Tuesday, November 28, 2017

Volatility May Feel More Painful the Next Time Around

Stock and bond markets have been extraordinarily quiet since February 2016 lows. How quiet? A 60/40 portfolio consisting of the S&P 500 and the Bloomberg Barclays Aggregate Bond Index has a 12-month standard deviation of (wait for it)… 2.2% ending October 2017. This is the lowest period of volatility since the inception of the aggregate bond index back in 1976.


My own behavior has been impacted by just how boring markets have been, as I’ve slowly seen my own risk tolerance ramp up. In addition to thinking that I really need to rebalance, I’ve been thinking about the consequences of a world in which many investors haven’t experienced a material drawdown in many years / potentially in their entire investment lifetime. For those of us that are relatively young, even if we've lived through the 2000-01 dot com bust or the 2008-09 global financial crisis, it’s likely many of us haven’t experienced any material loss of wealth.


Viewing Market Volatility Through a $$ Lens

Let me explain with an example…. I graduated from college in May 2000, thus the below drawdowns are what I would have experienced in a 60/40 portfolio since I started my working career.


A well weathered investor I must be having faced two of the largest drawdowns in US history? Well... let’s take a look at this return history from a different perspective.

Rather than in percent terms, let’s look at the drawdown in dollar terms assuming an investor put $1000 in the market at time = 0 and added an incremental $1000 more than the previous year... each year (i.e. $1000 at time = 0, $2000 at T + 1, $3000 at T +3, etc…).

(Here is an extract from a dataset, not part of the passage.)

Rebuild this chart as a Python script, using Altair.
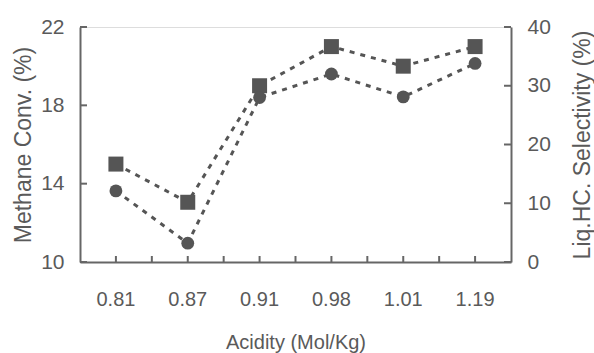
import altair as alt
import pandas as pd

# ---- data ----
acidity = ["0.81", "0.87", "0.91", "0.98", "1.01", "1.19"]
methane_conv = [15.0, 13.05, 19.0, 21.0, 20.0, 21.0]        # squares, left axis
liq_hc_selectivity = [12.1, 3.2, 28.0, 32.0, 28.1, 33.8]    # circles, right axis
left_ticks = [10, 14, 18, 22]
right_ticks = [0, 10, 20, 30, 40]

df = pd.DataFrame({"acidity": acidity, "methane": methane_conv, "selectivity": liq_hc_selectivity})
df_lt = pd.DataFrame({"methane": left_ticks})
df_rt = pd.DataFrame({"selectivity": right_ticks})
df_xc = pd.DataFrame({"acidity": acidity})
df_xb = pd.DataFrame({"acidity": acidity[1:]})

W, H = 431, 235
INK = "#555555"
TXT = "#5a5a5a"
AX = "#666666"
FONT = "Liberation Sans"
TICK = 7

x_scale = alt.Scale(type="band", paddingInner=0, paddingOuter=0, domain=acidity)
x_axis = alt.Axis(title="Acidity (Mol/Kg)", ticks=False, grid=False, domain=True,
                  domainColor=AX, domainWidth=2, labelAngle=0,
                  labelFont=FONT, labelFontSize=20, labelColor=TXT, labelPadding=27,
                  titleFont=FONT, titleFontSize=20, titleFontWeight="normal",
                  titleColor=TXT, titlePadding=23)
X = alt.X("acidity:N", sort=acidity, scale=x_scale, axis=x_axis)
Xb = alt.X("acidity:N", sort=acidity, scale=x_scale, axis=x_axis, bandPosition=0)

yl_scale = alt.Scale(domain=[10, 22], nice=False, zero=False)
yl_axis = alt.Axis(orient="left", values=left_ticks, ticks=False, grid=False, domain=True,
                   domainColor=AX, domainWidth=2,
                   labelFont=FONT, labelFontSize=21, labelColor=TXT, labelPadding=16,
                   title="Methane Conv. (%)", titleFont=FONT, titleFontSize=23,
                   titleFontWeight="normal", titleColor=TXT, titlePadding=5)
YL = alt.Y("methane:Q", scale=yl_scale, axis=yl_axis)

yr_scale = alt.Scale(domain=[0, 40], nice=False)
yr_axis = alt.Axis(orient="right", values=right_ticks, ticks=False, grid=False, domain=True,
                   domainColor=AX, domainWidth=2,
                   labelFont=FONT, labelFontSize=21, labelColor=TXT, labelPadding=16,
                   title="Liq.HC. Selectivity (%)", titleFont=FONT, titleFontSize=23,
                   titleFontWeight="normal", titleColor=TXT, titleAngle=270,
                   titleX=71, titleY=H / 2, titleAlign="center", titleBaseline="middle")
YR = alt.Y("selectivity:Q", scale=yr_scale, axis=yr_axis)

dash = [5, 6]

sq_line = alt.Chart(df).mark_line(color=INK, strokeWidth=3, strokeDash=dash).encode(x=X, y=YL)
sq_pts = alt.Chart(df).mark_point(shape="square", filled=True, size=225, color=INK, opacity=1).encode(x=X, y=YL)
lt = alt.Chart(df_lt).mark_rule(color=AX, strokeWidth=2).encode(y=YL, x=alt.value(0), x2=alt.value(TICK))
xt_c = alt.Chart(df_xc).mark_rule(color=AX, strokeWidth=2).encode(x=X, y=alt.value(H), y2=alt.value(H - 6))
xt_b = alt.Chart(df_xb).mark_rule(color=AX, strokeWidth=2).encode(x=Xb, y=alt.value(H), y2=alt.value(H - 6))

ci_line = alt.Chart(df).mark_line(color=INK, strokeWidth=3, strokeDash=dash).encode(x=X, y=YR)
ci_pts = alt.Chart(df).mark_circle(size=165, color=INK, opacity=1).encode(x=X, y=YR)
rt = alt.Chart(df_rt).mark_rule(color=AX, strokeWidth=2).encode(y=YR, x=alt.value(W - TICK), x2=alt.value(W))

left = alt.layer(lt, xt_c, xt_b, sq_line, sq_pts)
right = alt.layer(rt, ci_line, ci_pts)

chart = alt.layer(left, right).resolve_scale(y="independent").properties(
    width=W, height=H,
    padding={"left": 80, "top": 27, "right": 83, "bottom": 91},
    autosize=alt.AutoSizeParams(type="none"),
).configure_view(stroke=None).configure(background="white")

chart.save("out.html", embed_options={"renderer": "svg", "actions": False})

We can see from the above chart that the 2000-02 downturn may have seemed painful, but may as well not have existed in terms of consequence to an investor this early in their wealth accumulation (not to mention this investor was much less likely to have the stress of providing for a family). Even the 2008/09 downturn was quite minor in the grand scheme of things, matching the dollar drawdown of the tiny 5% drawdown experienced in late 2015. In addition, during the early stages of wealth accumulation, the ability for contributions to materially make up for market declines helps with the mental issue of otherwise seeing the value in your investment account fall (i.e. $10k is a huge contribution when your balance is $50k, $20k is much less so when your balance is $300k).

And where do many of us sit now?

For those of us fortunate to have accrued wealth over the last 10-20 years, we should anticipate a high likelihood of experiencing the largest dollar downturn of our lives at some point in the near future. In fact, in the scenario outlined above, a 15% drawdown from here would result in a loss ~4x larger than that experienced during the global financial crisis.

The implications to me are as follows:
  • Reevaluate your risk tolerance: not by the comfort level experienced over the past few years or even your entire investment life, but by what you should expect in the years to come given your current financial and life situations 
  • Create a game plan: for how you should / will react when market volatility “normalizes” (trend can be your friend)
  • Prepare for market volatility that doesn’t just “normalize”: but instead overshoots to the upside if / when markets do correct
We have a lot of market participants (myself included) that have never experienced any real turmoil and poor behavior always follows.